To understand why that tweet hits so hard, you have to go back to January 1, 2013, at Sun Life Stadium in Miami Gardens. Florida State took on Northern Illinois in the Discover Orange Bowl. The Seminoles thoroughly handled business, winning 31-10. Williams, a senior linebacker for FSU, was everywhere that night. He racked up 10 tackles, 3 tackles for loss, and a sack to earn co-MVP honors.
The contrast between what Williams had in his account after that Orange Bowl and what today’s top college players earn is almost impossible to wrap your head around. In 2025, Texas Longhorns quarterback Arch Manning was pulling in roughly $6.8 million in NIL value. Ohio State wide receiver Jeremiah Smith, a sophomore, was valued at around $4.2 million.
The total NIL market across college athletics started at $393 million in the first year of the policy and was projected to reach $2.4 billion by 2026. These are actual dollars flowing to actual college athletes for the work they put in.
I don’t care if these kids are blowing through their NIL money. NIL is the best thing to happen to college football. I was the co-MVP of the Orange Bowl (10 tackles, 3 TFLs, 1 sack), and I had $137 in my account. College athletes deserve compensation.
— Vince Williams (@VinnyVidiVici98) February 26, 2026
A 2025 Carnegie Mellon University study found that NIL has actually improved competitive balance across college football. Now, elite talent is not limited only to blue-bloods. Players are making decisions based on the financial prospects, too. It gives smaller programs at least a little leverage, whereas before they had none.
Bryce Underwood, the top quarterback in the 2025 recruiting class, chose Michigan over LSU partly because of a reported $10.5 million deal from the Michigan NIL collective. The money is spreading, and even if it isn’t perfectly distributed, it is reaching players it never would have touched a decade ago.
Vince Williams’ tweet is a time capsule. He was one of the best players on the field in a major bowl game. He had given four years of his body and career to a program that made millions off his effort. But he had $137 to show for it. The system wasn’t broken by NIL. It was broken long before that.
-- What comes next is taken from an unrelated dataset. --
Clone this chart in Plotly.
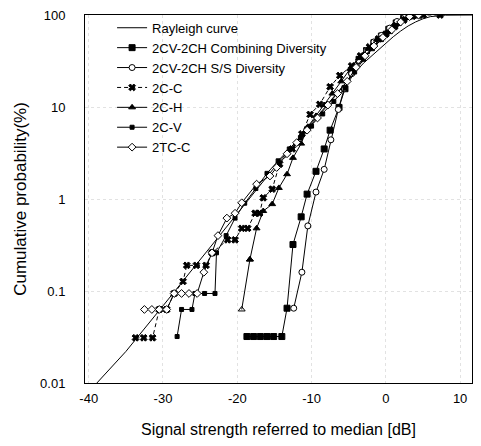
import plotly.graph_objects as go

# ---- data ----
ray_x = [-38.9, -35, -30, -25, -20, -15, -10, -7, -5, -3, -1, 0, 1, 2, 3, 4, 5, 6, 8, 11.6]
ray_y = [0.01, 0.022, 0.069, 0.22, 0.69, 2.2, 6.7, 13, 20, 30, 42, 50, 58, 67, 76, 84, 91, 96, 99.6, 100]

comb_x = [-18.7, -17.8, -16.9, -16.0, -15.1, -14.0, -13.3, -12.5, -11.4, -10.6, -9.4, -8.3, -7.5,
          -6.3, -5.5, -4.6, -3.6, -2.6, -1.6, -0.6, 0.4, 1.4, 2.4, 3.4, 4.4]
comb_y = [0.032, 0.032, 0.032, 0.032, 0.032, 0.032, 0.065, 0.32, 0.64, 1.13, 2.0, 3.5, 5.6,
          9.9, 15.8, 24, 33, 41, 50, 59, 70, 82, 92, 98, 100]

ss_x = [-12.4, -11.3, -10.5, -9.4, -8.3, -7.4, -6.4, -5.6, -4.6, -3.6, -2.6, -1.6, -0.6, 0.5, 1.5,
        2.5, 3.5, 4.6]
ss_y = [0.065, 0.16, 0.51, 1.19, 2.1, 4.4, 9.4, 15.8, 23, 32, 41, 51, 60, 72, 85, 94, 99, 100]

cc_x = [-33.7, -32.6, -31.4, -30.5, -29.5, -28.5, -27.3, -26.8, -25.5, -24.2, -23.4, -21.3, -20.3,
        -19.4, -18.6, -17.6, -17.0, -16.5, -15.3, -14.3, -12.6, -11.3, -10.2, -8.9, -7.5, -6.2,
        -4.6, -3.4, -2.2, -1.0, 0.0, 1.2, 2.4, 3.6, 5.0, 7.3]
cc_y = [0.031, 0.031, 0.031, 0.063, 0.063, 0.094, 0.127, 0.19, 0.19, 0.19, 0.26, 0.36, 0.36,
        0.48, 0.48, 0.70, 0.70, 1.03, 1.28, 2.4, 3.5, 5.1, 8.3, 10.7, 16.6, 22,
        28, 36, 45, 55, 62, 75, 88, 97, 100, 100]

ch_x = [-19.4, -18.3, -17.4, -16.5, -15.3, -14.4, -13.3, -12.5, -11.4, -10.5, -9.4, -8.3, -7.2,
        -6.0, -4.8, -3.6, -2.4, -1.2, 0.0, 1.2, 2.4, 3.6, 5.0]
ch_y = [0.063, 0.22, 0.48, 0.74, 0.88, 1.32, 1.86, 2.8, 4.0, 6.1, 8.0, 10.5, 14,
        19, 26, 34, 43, 54, 63, 77, 90, 98, 100]

cv_x = [-28.1, -27.5, -26.1, -25.7, -24.4, -23.0, -22.8, -21.5, -20.3, -19.0, -17.5, -16.0, -14.5,
        -13.0, -11.5, -10.0, -8.5, -7.0, -5.5, -4.2, -3.0, -1.8, -0.6, 0.6, 1.8, 3.0, 4.2]
cv_y = [0.032, 0.063, 0.063, 0.094, 0.094, 0.094, 0.26, 0.40, 0.62, 0.9, 1.3, 1.9, 2.6,
        3.5, 4.6, 6.2, 8.4, 11.5, 16, 24, 33, 43, 54, 66, 81, 94, 100]

tc_x = [-32.5, -31.5, -30.5, -29.5, -28.5, -27.5, -26.5, -25.4, -24.5, -23.4, -22.6, -21.4, -20.3,
        -19.4, -17.4, -15.6, -14.7, -13.3, -12.0, -10.6, -9.2, -7.8, -6.5, -5.2, -4.0, -2.8,
        -1.6, -0.4, 0.8, 2.0, 3.2, 4.4]
tc_y = [0.063, 0.063, 0.063, 0.063, 0.094, 0.094, 0.094, 0.094, 0.16, 0.26, 0.40, 0.62, 0.70,
        0.91, 1.45, 1.78, 2.2, 3.1, 4.1, 5.6, 7.6, 10.5, 14, 19, 27, 36,
        46, 57, 69, 84, 96, 100]

x_ticks = [-40, -30, -20, -10, 0, 10]
x_tick_text = ["-40", "-30", "-20", "-10", "0", "10"]
y_ticks = [0.01, 0.1, 1, 10, 100]
y_tick_text = ["0.01", "0.1", "1", "10", "100"]

names = ["Rayleigh curve", "2CV-2CH Combining Diversity", "2CV-2CH S/S Diversity",
         "2C-C", "2C-H", "2C-V", "2TC-C"]

K = "black"
fig = go.Figure()


def add(x, y, name, symbol=None, size=6, fill=K, dash="solid", showlegend=True, group=None):
    mode = "lines" if symbol is None else "lines+markers"
    marker = None
    if symbol is not None:
        marker = dict(symbol=symbol, size=size, color=fill, line=dict(color=K, width=1))
    fig.add_trace(go.Scatter(x=x, y=y, name=name, mode=mode, marker=marker,
                             line=dict(color=K, width=1, dash=dash),
                             showlegend=showlegend, legendgroup=group or name))


add(ray_x, ray_y, names[0])
add(comb_x, comb_y, names[1], "square", 6)
add(ss_x, ss_y, names[2], "circle", 6, fill="white")
add(cc_x, cc_y, names[3], "x", 6, dash="4px,3px")
add(ch_x[1:], ch_y[1:], names[4], "triangle-up", 6)
fig.add_trace(go.Scatter(x=ch_x[:2], y=ch_y[:2], mode="lines+markers", showlegend=False,
                         legendgroup=names[4],
                         marker=dict(symbol=["triangle-up-open", "triangle-up"], size=6,
                                     color=K, line=dict(color=K, width=1)),
                         line=dict(color=K, width=1)))
add(cv_x, cv_y, names[5], "square", 4)
add(tc_x, tc_y, names[6], "diamond", 6, fill="white")

# the page body adds an 8px margin, so the figure is sized to fit inside the window
fig.update_layout(
    width=473, height=438,
    margin=dict(l=77, r=9, t=5, b=63),
    paper_bgcolor="white", plot_bgcolor="white",
    font=dict(family="Liberation Sans, Arial, sans-serif", color="black", size=13),
    legend=dict(x=0.07, y=1.006, xanchor="left", yanchor="top", bgcolor="rgba(0,0,0,0)",
                font=dict(family="Liberation Sans, Arial", size=13),
                traceorder="grouped", tracegroupgap=0),
    xaxis=dict(range=[-40.5, 11.6], tickvals=x_ticks, ticktext=x_tick_text,
               showline=True, linecolor=K, linewidth=1, mirror=True,
               showgrid=True, gridcolor="#e2e2e2", griddash="dot", zeroline=False,
               ticks="", tickfont=dict(size=13), ticklabelstandoff=3, automargin=False,
               ticklabeloverflow="allow",
               title=dict(text="Signal strength referred to median [dB]", font=dict(size=16),
                          standoff=19)),
    yaxis=dict(type="log", range=[-2, 2], tickvals=y_ticks, ticktext=y_tick_text,
               showline=True, linecolor=K, linewidth=1, mirror=True,
               showgrid=True, gridcolor="#e2e2e2", griddash="dot", zeroline=False,
               ticks="", tickfont=dict(size=13), ticklabelstandoff=16, automargin=False,
               ticklabeloverflow="allow",
               title=dict(text="Cumulative probability(%)", font=dict(size=17), standoff=9)),
)

fig.write_html("out.html")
NIL just finally acknowledged what everyone already knew. These athletes were generating enormous value, and getting almost none of it back. Williams isn’t angry about kids spending their NIL money freely, because he remembers exactly what the alternative looked like from the inside of his own bank account.
However, there have been some fair critiques of NIL. But, the epicentre of these critique are not actually players, at least not in majority of the cases. Let’s look at who exactly is the epicentre of the problems related to NIL.
Agents are creating problems for the coaches
College sports now see massive NIL money flowing into recruiting, and that’s creating a massive issue for coaches to keep their players locked in. But what creates the most problems is the agents who help players with their NIL pitch and tell them about teams interested in them.
“I think it’s almost at a crisis, to be honest,” executive director of the Texas High School Coaches Association Joe Martin said. “We’ve got situations where we… have the street agents moving kids from place to place and representing them that are charging them a lot more money than they should be charging them.”
One of the major examples of this kind of situation is the Draden Fullbright recruitment gamble, who committed to Oklahoma State with an NIL of $36,000 per year, but when his agent, Tony Jones, got to know about it, he asked for 25% of that amount. Now, when he and his family refused to do that, Jones started sending rude messages.
Even former NFL player Derrick Gibson said that agents mess up the deals.
“But when it comes to your NIL money, he should not have 20% because that’s your number, and your number is not going to change,” he said. “I can give you a lot of examples where agents pretty much messed up a deal.”
In this chaos, college football is shaping into a world where everything remains uncertain.